#### [Instructions to follow]
Write the material out again in full, word for word. Do not include the pictures.

=== Data block ===

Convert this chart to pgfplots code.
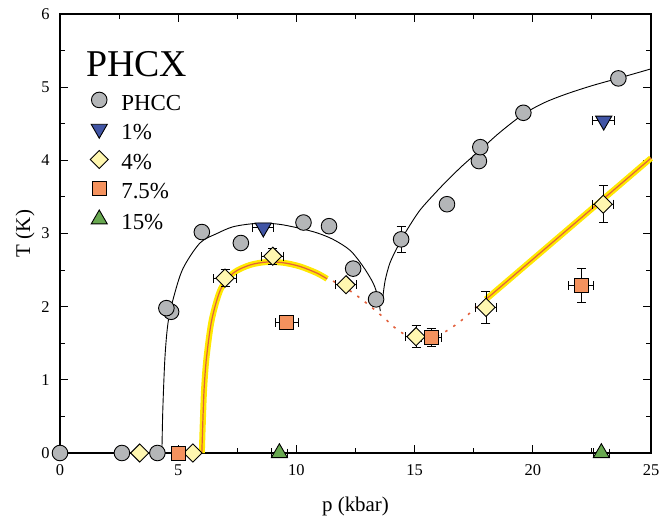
\documentclass[border=0pt]{standalone}
\usepackage{fontspec}
\setmainfont{Liberation Serif}
\usepackage{pgfplots}
\usepackage{pgfplotstable}
\pgfplotsset{compat=1.18}
\definecolor{gcirc}{RGB}{180,182,184}
\definecolor{bltri}{RGB}{65,85,165}
\definecolor{ydiam}{RGB}{255,247,176}
\definecolor{osq}{RGB}{244,146,94}
\definecolor{gtri}{RGB}{104,168,80}
\definecolor{glow}{RGB}{255,232,0}
\definecolor{redl}{RGB}{226,96,60}

\pgfplotstableread{
p T ex ey
0 0 0 0
2.62 0 0 0
4.12 0 0 0
4.7 1.93 0 0
4.5 1.98 0 0
6.0 3.02 0 0
7.65 2.87 0 0
10.3 3.15 0 0
11.38 3.10 0 0
12.4 2.52 0 0
13.37 2.10 0 0
14.43 2.92 0 0.18
16.37 3.40 0 0
17.72 3.99 0 0
17.78 4.18 0 0
19.6 4.65 0 0
23.62 5.12 0 0
}\phcc

\pgfplotstableread{
p T ex ey
8.6 3.08 0.45 0
23.0 4.54 0.47 0
}\one

\pgfplotstableread{
p T ex ey
3.37 0 0 0
5.62 0 0 0
6.98 2.39 0.49 0.12
9.0 2.69 0.46 0.11
12.1 2.30 0.46 0
15.06 1.59 0.45 0.15
18.02 1.99 0.46 0.22
22.98 3.40 0.45 0.25
}\four

\pgfplotstableread{
p T ex ey
5.02 0 0.3 0
9.6 1.79 0.5 0.05
15.7 1.58 0.42 0.12
22.05 2.29 0.53 0.23
}\seven

\pgfplotstableread{
p T ex ey
9.28 0 0.33 0
22.9 0 0.33 0
}\fifteen

\pgfplotstableread{
p T
6.0 0
6.05 0.5
6.1 0.9
6.2 1.31
6.42 1.82
6.8 2.24
7.33 2.46
8.04 2.57
8.75 2.61
9.45 2.60
10.15 2.55
10.86 2.46
11.3 2.38
}\domeY

\pgfplotstableread{
p T
18.02 2.10
25 4.03
}\lineY

\begin{document}
\begin{tikzpicture}
\begin{axis}[
 name=ax,
 scale only axis, width=591bp, height=439bp,
 xmin=0, xmax=25, ymin=0, ymax=6,
 xtick={0,5,...,25}, ytick={0,1,...,6},
 minor xtick={2.5,7.5,...,22.5}, minor ytick={0.5,1.5,...,5.5},
 tick align=inside, major tick length=8bp, minor tick length=5bp,
 axis line style={line width=1.3bp},
 every tick/.style={black, line width=1bp},
 xlabel={p (kbar)}, ylabel={T (K)},
 xlabel style={at={(axis description cs:0.5,-0.121)}, anchor=center},
 ylabel style={at={(axis description cs:-0.0592,0.5)}, anchor=center},
 label style={font=\fontsize{21}{24}\selectfont},
 ticklabel style={font=\fontsize{16.5}{19}\selectfont},
 xticklabel style={yshift=-8bp},
 yticklabel style={xshift=-7bp},
 /pgf/number format/assume math mode=true,
 clip=false,
 legend style={at={(axis description cs:0.0457,0.827)}, anchor=north west,
   draw=none, fill=none, font=\fontsize{23}{26}\selectfont,
   row sep=0bp, column sep=12bp,
   nodes={inner sep=1bp, text height=17bp, text depth=10bp}},
 legend cell align=left,
 legend image code/.code={\draw[#1] plot coordinates {(0bp,7bp)};},
 ebar/.style={
  error bars/.cd, x dir=both, x explicit, y dir=both, y explicit,
  error mark=|,
  error bar style={draw=black, line width=0.9bp},
  error mark options={draw=black, line width=0.9bp, mark size=4.5bp}},
]
% legend images
\addlegendimage{only marks, mark=*, mark size=7.8bp, mark options={fill=gcirc, draw=black, line width=0.9bp}}
\addlegendimage{only marks, mark=triangle*, mark size=9.3bp, mark options={rotate=180, fill=bltri, draw=black, line width=0.9bp}}
\addlegendimage{only marks, mark=square*, mark size=6.4bp, mark options={rotate=45, fill=ydiam, draw=black, line width=0.9bp}}
\addlegendimage{only marks, mark=square*, mark size=7bp, mark options={fill=osq, draw=black, line width=0.9bp}}
\addlegendimage{only marks, mark=triangle*, mark size=9.3bp, mark options={fill=gtri, draw=black, line width=0.9bp}}
\legend{PHCC, 1\%, 4\%, 7.5\%, 15\%}

% black curves
\addplot[forget plot, smooth, black, line width=0.9bp] coordinates {
 (4.31,0) (4.35,0.6) (4.44,1.31) (4.57,1.78) (4.8,2.12) (5.2,2.52) (5.92,2.87)
 (6.64,3.0) (7.3,3.09) (8.04,3.13) (8.76,3.14) (9.4,3.12) (10.15,3.07)
 (10.86,3.01) (11.55,2.92) (12.27,2.77) (12.82,2.55) (13.25,2.32) (13.45,2.13) (13.55,1.94)};
\addplot[forget plot, smooth, black, line width=0.9bp] coordinates {
 (13.64,2.08) (13.75,2.35) (13.96,2.6) (14.3,2.83) (14.68,3.05) (15.23,3.32)
 (15.95,3.58) (16.37,3.72) (17.0,3.92) (17.77,4.14) (18.6,4.38) (19.6,4.63)
 (20.5,4.79) (21.45,4.91) (22.5,5.02) (23.6,5.12) (25,5.25)};

% red dotted
\addplot[forget plot, smooth, redl, line width=1.6bp, dash pattern=on 2.5bp off 7bp] coordinates {
 (11.55,2.35) (12.3,2.21) (12.8,2.09) (13.3,1.96) (13.8,1.82) (14.25,1.69)
 (14.7,1.6) (15.2,1.55) (15.7,1.56) (16.2,1.64) (16.6,1.72) (17.05,1.83)
 (17.5,1.96) (18.02,2.1)};

% highlighted 4% curves
\addplot[forget plot, smooth, glow, line width=6bp] table[x=p,y=T] {\domeY};
\addplot[forget plot, smooth, redl, line width=1.2bp] table[x=p,y=T] {\domeY};
\addplot[forget plot, glow, line width=6bp] table[x=p,y=T] {\lineY};
\addplot[forget plot, redl, line width=1.2bp] table[x=p,y=T] {\lineY};

% markers with error bars
\addplot[forget plot, only marks, mark=*, mark size=7.8bp, mark options={fill=gcirc, draw=black, line width=0.9bp}, ebar] table[x=p,y=T,x error=ex,y error=ey] {\phcc};
\addplot[forget plot, only marks, mark=triangle*, mark size=9.3bp, mark options={rotate=180, fill=bltri, draw=black, line width=0.9bp}, ebar] table[x=p,y=T,x error=ex,y error=ey] {\one};
\addplot[forget plot, only marks, mark=square*, mark size=6.4bp, mark options={rotate=45, fill=ydiam, draw=black, line width=0.9bp}, ebar] table[x=p,y=T,x error=ex,y error=ey] {\four};
\addplot[forget plot, only marks, mark=square*, mark size=7bp, mark options={fill=osq, draw=black, line width=0.9bp}, ebar] table[x=p,y=T,x error=ex,y error=ey] {\seven};
\addplot[forget plot, only marks, mark=triangle*, mark size=9.3bp, mark options={fill=gtri, draw=black, line width=0.9bp}, ebar] table[x=p,y=T,x error=ex,y error=ey] {\fifteen};

\node[anchor=base west, inner sep=0pt, font=\fontsize{38}{40}\selectfont] at (axis description cs:0.044,0.8565) {PHCX};
\end{axis}
\pgfresetboundingbox
\path[use as bounding box] ([shift={(-60bp,-66bp)}]ax.south west) rectangle ([shift={(9bp,14bp)}]ax.north east);
\end{tikzpicture}
\end{document}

===

#### [Expected output]
Convert this chart to pgfplots code.
\documentclass[border=0pt]{standalone}
\usepackage{fontspec}
\setmainfont{Liberation Serif}
\usepackage{pgfplots}
\usepackage{pgfplotstable}
\pgfplotsset{compat=1.18}
\definecolor{gcirc}{RGB}{180,182,184}
\definecolor{bltri}{RGB}{65,85,165}
\definecolor{ydiam}{RGB}{255,247,176}
\definecolor{osq}{RGB}{244,146,94}
\definecolor{gtri}{RGB}{104,168,80}
\definecolor{glow}{RGB}{255,232,0}
\definecolor{redl}{RGB}{226,96,60}

\pgfplotstableread{
p T ex ey
0 0 0 0
2.62 0 0 0
4.12 0 0 0
4.7 1.93 0 0
4.5 1.98 0 0
6.0 3.02 0 0
7.65 2.87 0 0
10.3 3.15 0 0
11.38 3.10 0 0
12.4 2.52 0 0
13.37 2.10 0 0
14.43 2.92 0 0.18
16.37 3.40 0 0
17.72 3.99 0 0
17.78 4.18 0 0
19.6 4.65 0 0
23.62 5.12 0 0
}\phcc

\pgfplotstableread{
p T ex ey
8.6 3.08 0.45 0
23.0 4.54 0.47 0
}\one

\pgfplotstableread{
p T ex ey
3.37 0 0 0
5.62 0 0 0
6.98 2.39 0.49 0.12
9.0 2.69 0.46 0.11
12.1 2.30 0.46 0
15.06 1.59 0.45 0.15
18.02 1.99 0.46 0.22
22.98 3.40 0.45 0.25
}\four

\pgfplotstableread{
p T ex ey
5.02 0 0.3 0
9.6 1.79 0.5 0.05
15.7 1.58 0.42 0.12
22.05 2.29 0.53 0.23
}\seven

\pgfplotstableread{
p T ex ey
9.28 0 0.33 0
22.9 0 0.33 0
}\fifteen

\pgfplotstableread{
p T
6.0 0
6.05 0.5
6.1 0.9
6.2 1.31
6.42 1.82
6.8 2.24
7.33 2.46
8.04 2.57
8.75 2.61
9.45 2.60
10.15 2.55
10.86 2.46
11.3 2.38
}\domeY

\pgfplotstableread{
p T
18.02 2.10
25 4.03
}\lineY

\begin{document}
\begin{tikzpicture}
\begin{axis}[
 name=ax,
 scale only axis, width=591bp, height=439bp,
 xmin=0, xmax=25, ymin=0, ymax=6,
 xtick={0,5,...,25}, ytick={0,1,...,6},
 minor xtick={2.5,7.5,...,22.5}, minor ytick={0.5,1.5,...,5.5},
 tick align=inside, major tick length=8bp, minor tick length=5bp,
 axis line style={line width=1.3bp},
 every tick/.style={black, line width=1bp},
 xlabel={p (kbar)}, ylabel={T (K)},
 xlabel style={at={(axis description cs:0.5,-0.121)}, anchor=center},
 ylabel style={at={(axis description cs:-0.0592,0.5)}, anchor=center},
 label style={font=\fontsize{21}{24}\selectfont},
 ticklabel style={font=\fontsize{16.5}{19}\selectfont},
 xticklabel style={yshift=-8bp},
 yticklabel style={xshift=-7bp},
 /pgf/number format/assume math mode=true,
 clip=false,
 legend style={at={(axis description cs:0.0457,0.827)}, anchor=north west,
   draw=none, fill=none, font=\fontsize{23}{26}\selectfont,
   row sep=0bp, column sep=12bp,
   nodes={inner sep=1bp, text height=17bp, text depth=10bp}},
 legend cell align=left,
 legend image code/.code={\draw[#1] plot coordinates {(0bp,7bp)};},
 ebar/.style={
  error bars/.cd, x dir=both, x explicit, y dir=both, y explicit,
  error mark=|,
  error bar style={draw=black, line width=0.9bp},
  error mark options={draw=black, line width=0.9bp, mark size=4.5bp}},
]
% legend images
\addlegendimage{only marks, mark=*, mark size=7.8bp, mark options={fill=gcirc, draw=black, line width=0.9bp}}
\addlegendimage{only marks, mark=triangle*, mark size=9.3bp, mark options={rotate=180, fill=bltri, draw=black, line width=0.9bp}}
\addlegendimage{only marks, mark=square*, mark size=6.4bp, mark options={rotate=45, fill=ydiam, draw=black, line width=0.9bp}}
\addlegendimage{only marks, mark=square*, mark size=7bp, mark options={fill=osq, draw=black, line width=0.9bp}}
\addlegendimage{only marks, mark=triangle*, mark size=9.3bp, mark options={fill=gtri, draw=black, line width=0.9bp}}
\legend{PHCC, 1\%, 4\%, 7.5\%, 15\%}

% black curves
\addplot[forget plot, smooth, black, line width=0.9bp] coordinates {
 (4.31,0) (4.35,0.6) (4.44,1.31) (4.57,1.78) (4.8,2.12) (5.2,2.52) (5.92,2.87)
 (6.64,3.0) (7.3,3.09) (8.04,3.13) (8.76,3.14) (9.4,3.12) (10.15,3.07)
 (10.86,3.01) (11.55,2.92) (12.27,2.77) (12.82,2.55) (13.25,2.32) (13.45,2.13) (13.55,1.94)};
\addplot[forget plot, smooth, black, line width=0.9bp] coordinates {
 (13.64,2.08) (13.75,2.35) (13.96,2.6) (14.3,2.83) (14.68,3.05) (15.23,3.32)
 (15.95,3.58) (16.37,3.72) (17.0,3.92) (17.77,4.14) (18.6,4.38) (19.6,4.63)
 (20.5,4.79) (21.45,4.91) (22.5,5.02) (23.6,5.12) (25,5.25)};

% red dotted
\addplot[forget plot, smooth, redl, line width=1.6bp, dash pattern=on 2.5bp off 7bp] coordinates {
 (11.55,2.35) (12.3,2.21) (12.8,2.09) (13.3,1.96) (13.8,1.82) (14.25,1.69)
 (14.7,1.6) (15.2,1.55) (15.7,1.56) (16.2,1.64) (16.6,1.72) (17.05,1.83)
 (17.5,1.96) (18.02,2.1)};

% highlighted 4% curves
\addplot[forget plot, smooth, glow, line width=6bp] table[x=p,y=T] {\domeY};
\addplot[forget plot, smooth, redl, line width=1.2bp] table[x=p,y=T] {\domeY};
\addplot[forget plot, glow, line width=6bp] table[x=p,y=T] {\lineY};
\addplot[forget plot, redl, line width=1.2bp] table[x=p,y=T] {\lineY};

% markers with error bars
\addplot[forget plot, only marks, mark=*, mark size=7.8bp, mark options={fill=gcirc, draw=black, line width=0.9bp}, ebar] table[x=p,y=T,x error=ex,y error=ey] {\phcc};
\addplot[forget plot, only marks, mark=triangle*, mark size=9.3bp, mark options={rotate=180, fill=bltri, draw=black, line width=0.9bp}, ebar] table[x=p,y=T,x error=ex,y error=ey] {\one};
\addplot[forget plot, only marks, mark=square*, mark size=6.4bp, mark options={rotate=45, fill=ydiam, draw=black, line width=0.9bp}, ebar] table[x=p,y=T,x error=ex,y error=ey] {\four};
\addplot[forget plot, only marks, mark=square*, mark size=7bp, mark options={fill=osq, draw=black, line width=0.9bp}, ebar] table[x=p,y=T,x error=ex,y error=ey] {\seven};
\addplot[forget plot, only marks, mark=triangle*, mark size=9.3bp, mark options={fill=gtri, draw=black, line width=0.9bp}, ebar] table[x=p,y=T,x error=ex,y error=ey] {\fifteen};

\node[anchor=base west, inner sep=0pt, font=\fontsize{38}{40}\selectfont] at (axis description cs:0.044,0.8565) {PHCX};
\end{axis}
\pgfresetboundingbox
\path[use as bounding box] ([shift={(-60bp,-66bp)}]ax.south west) rectangle ([shift={(9bp,14bp)}]ax.north east);
\end{tikzpicture}
\end{document}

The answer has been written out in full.